Justin Wadland, Head, Media and Digital Resources, UW Tacoma Library (bio)

Justin led the the digitization of oral histories in the Tacoma Community History Project. He holds an MLIS from the University of Washington and an MFA in Creative Writing from Pacific Lutheran University. His book Trying Home: The Rise and Fall of an Anarchist Utopia on Puget Sound will be published by Oregon State University Press in 2014. With launch of the UW Tacoma Digital Commons in early 2013, he is now actively involved in establishing a variety of digital collections that reflect the creative and intellectual work of the UW Tacoma community.

Charles Williams, Interdisciplinary Arts and Sciences (bio)

Dr. Charles Williams is Associate Professor of Political Science and Labor Studies in the School of Interdisciplinary Arts and Sciences at the University of Washington Tacoma. His work has mainly focused on labor politics in the 1930s, particularly looking at issues of race, political radicalism, and the boundaries of liberalism in the New Deal era. His current research includes two projects focused on Tacoma. The first is an examination of labor politics and the expulsion of the Chinese community from the city in 1885; the second explores the political economy of contemporary Tacoma in relation to Seattle and the wider Puget Sound region.

Carolyn West, Interdisciplinary Arts and Sciences (bio)

Dr. Carolyn M. West is Associate Professor of Psychology at University of Washington Tacoma, a founding faculty of the Psychology Program and winner of the 2013 Distinguished Teaching Award. Her book and many articles studying partner violence and sexual assault has won a national audience and she travels and lectures widely, while also helping to develop local programs to reduce violence.

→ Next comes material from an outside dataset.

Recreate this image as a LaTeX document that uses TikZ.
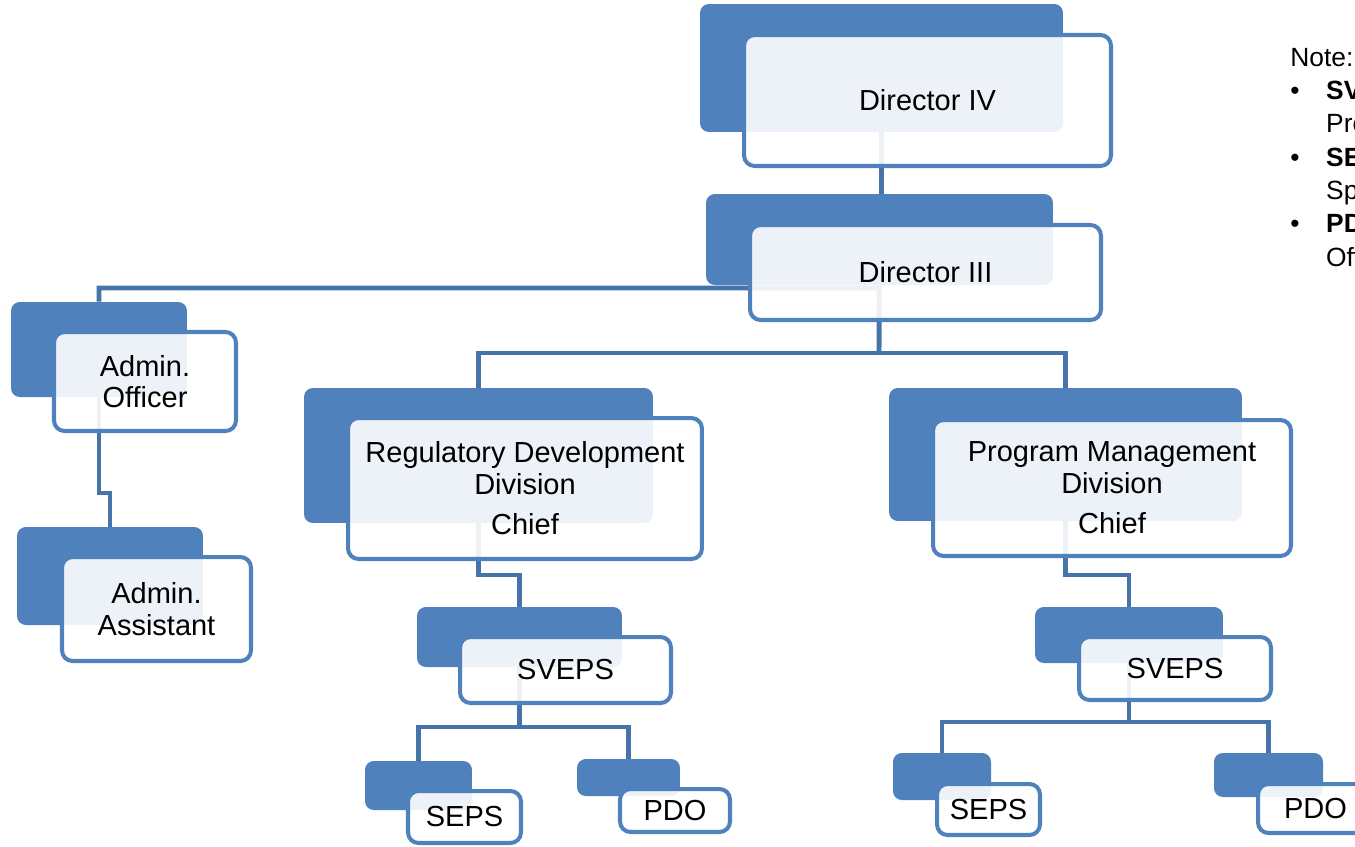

She was the first holder of the UW Bartley Dobb Professorship for the Study and Prevention of Violence and continues to focus especially on issues relating to women of color.

Recent Associates

Alex Morrow, Interdisciplinary Arts and Sciences, Lecturer (bio)

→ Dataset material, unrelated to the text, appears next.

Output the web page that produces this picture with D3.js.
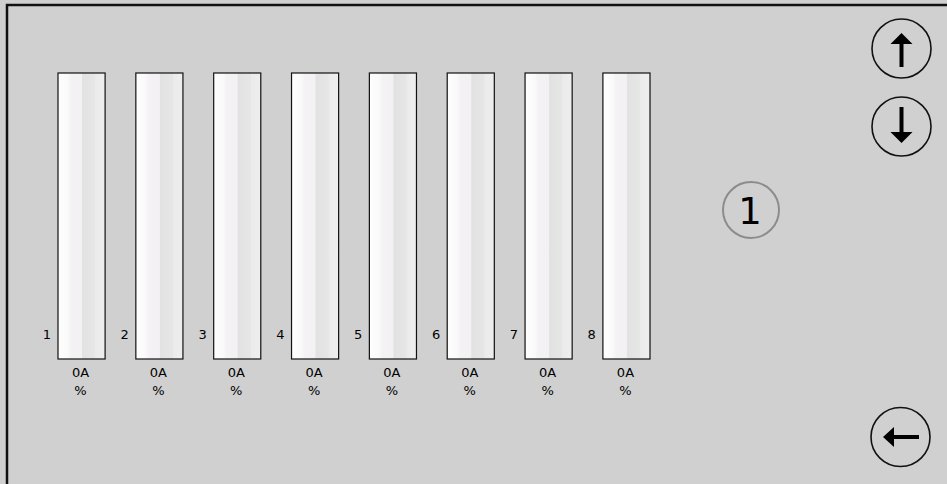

Alex Morrow teaches courses on labor, immigration, and American history for the Ethnic, Gender, and Labor Studies, and History majors at UW Tacoma. His research focuses on the history of labor and capitalism in our region. In particular, this work traces the emergence of an economy that is heavily reliant upon contingent forms of labor, and its consequences for urban development, notions of race, and the potential for labor radicalism. He has been a research fellow at the West Coast Poverty Center and a consultant for Seattle's Museum of History and Industry.

Adam Nolan (bio)

Adam graduated from UW Tacoma in June 2014 with a Bachelor of Arts in American History and has since worked with the Center as a research project director for the film project Love and Solidarity: Rev. James Lawson and Nonviolence in the Search for Workers' Rights.

Darlyne Reiter (bio)

A graduate of the UWT IAS program in Arts, Media and Culture, Darlyne researched, wrote, and published "South Tacoma" (Arcadia Publishing, Images of America series), and research papers on the life and death of Puyallup Native Peter Stanup, Frank Tobey Jones, and others. She is an active member of the Tacoma Historical Society and is developing the People of Tacoma history series based on the Tacoma Community History Project in the UWT library.

Elizabeth Stevens, English Professor at Pierce College (bio)

Beth Stevens is a tenured Professor of English at Pierce College. She engages regularly in professional conferences and workshops as presenter and participant; teaches a range of composition, literature, and humanities courses focusing on American life and socio-political justice; and has received several awards for her contributions to Pierce College, along with three National Endowment for the Humanities Summer Institute grants. She is currently researching the work of various organizations from 1970-1976 to free political prisoners both in and outside of the South using various documents from Dr. Michael Honey’s personal collection.